WEEKENDER | GAME ON

‘Night in the Woods’ an emo­tional trek

2/14/2018
BY WILL HARRISON
SPECIAL TO THE BLADE
  • woods2-jpg-1

  • I know I’m late to the party, but I finally played Night in the Woods. The Nintendo Switch version was bound to come out sooner or later, so I waited until it hit the eShop a few weeks ago.

    This isn’t the first time I’ve skipped out on playing a critical indie darling, but in the case of Night in the Woods, I didn’t have the time or emotional energy. I was hit hard by the story of 20-something Mae Borowski returning home amidst dropping out of school, only to find that her hometown isn’t what it once was.

    For those keeping score, this isn’t the first time I’ve let a game dripping in the nostalgia of a character’s struggle with the confines of their birthplace get under my skin. Life Is Strange channeled a similar energy, though was far more about the disdain that festers when youth and an inability to escape your roots meet head-to-head. Main character Max is stuck looking past the horizon, usually to the detriment to those around her, such as best friend and blue-haired heroine Chloe Price.

    In the case of anthropomorphic cat-person Mae, she searched past that horizon and found an inability to function and hold up the expectations of her friends and family. Unable — or maybe unwilling — to say what caused her to quit college, she sets out for home expecting life to go on as normal, blind to the adage “You can never really go back home.”

    To be honest, I have been Max and Mae at various points through my life, stuck looking beyond the present but also struggling to hold onto the past. Before Toledo, I lived in the southeast Ohio Appalachian town of Gallipolis, 250 miles away from the Glass City. Long before journalism and writing were ever a career consideration, I was in nursing school.

    It didn’t last long. My functional nursing skills were … fine, but I couldn’t handle the accoutrements that came along with the career. I dropped out and spent a year finding every possible reason to not talk about why I quit.

    Getting back into a routine and some semblance of my old life felt like the best way to move on, or so I thought.
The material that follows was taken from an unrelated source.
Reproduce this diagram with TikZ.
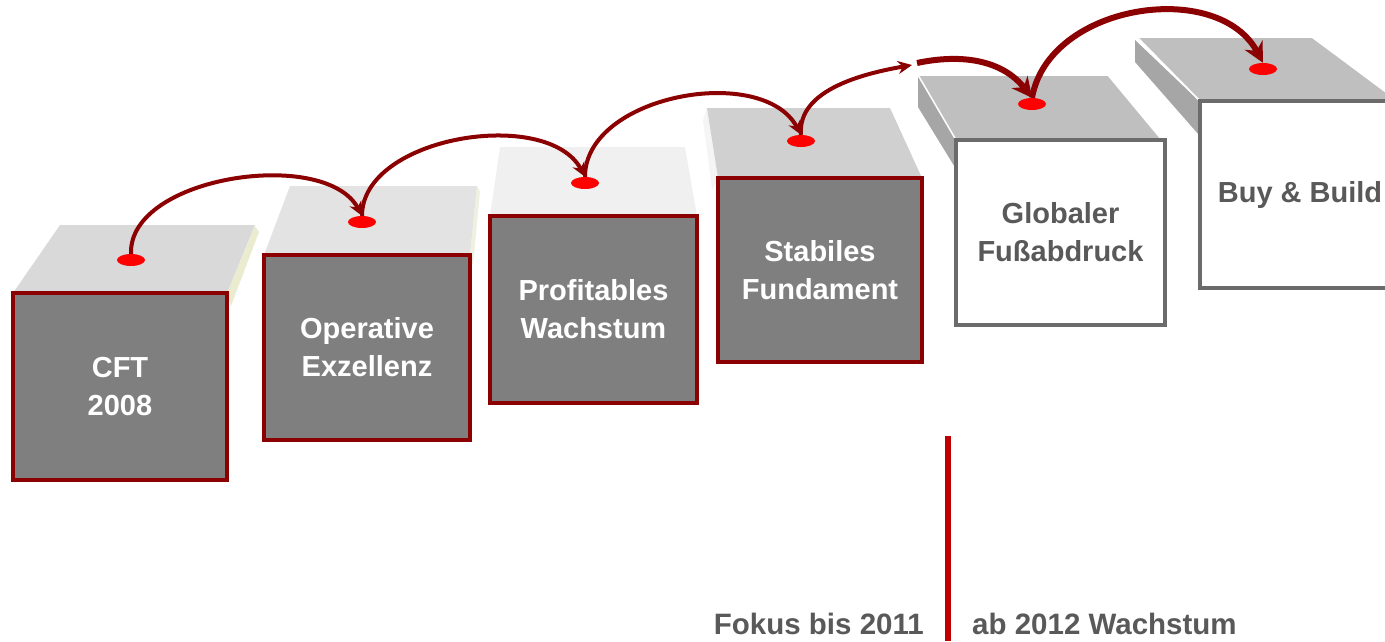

Mae’s return home in Night in the Woods is similar in that she just expects to plug back into the lives of those who never left Possum Springs, failing to see that she is now just a square peg trying to fit into a circular hole.

    Meanwhile, her friends Gregg, Angus, and Bea have moved on and dealt with the reality that we all eventually face: adulthood. Likewise, I expected to fall back into old haunts and find my friends unchanged, only to see that these people I grew up with weren’t who I used to know.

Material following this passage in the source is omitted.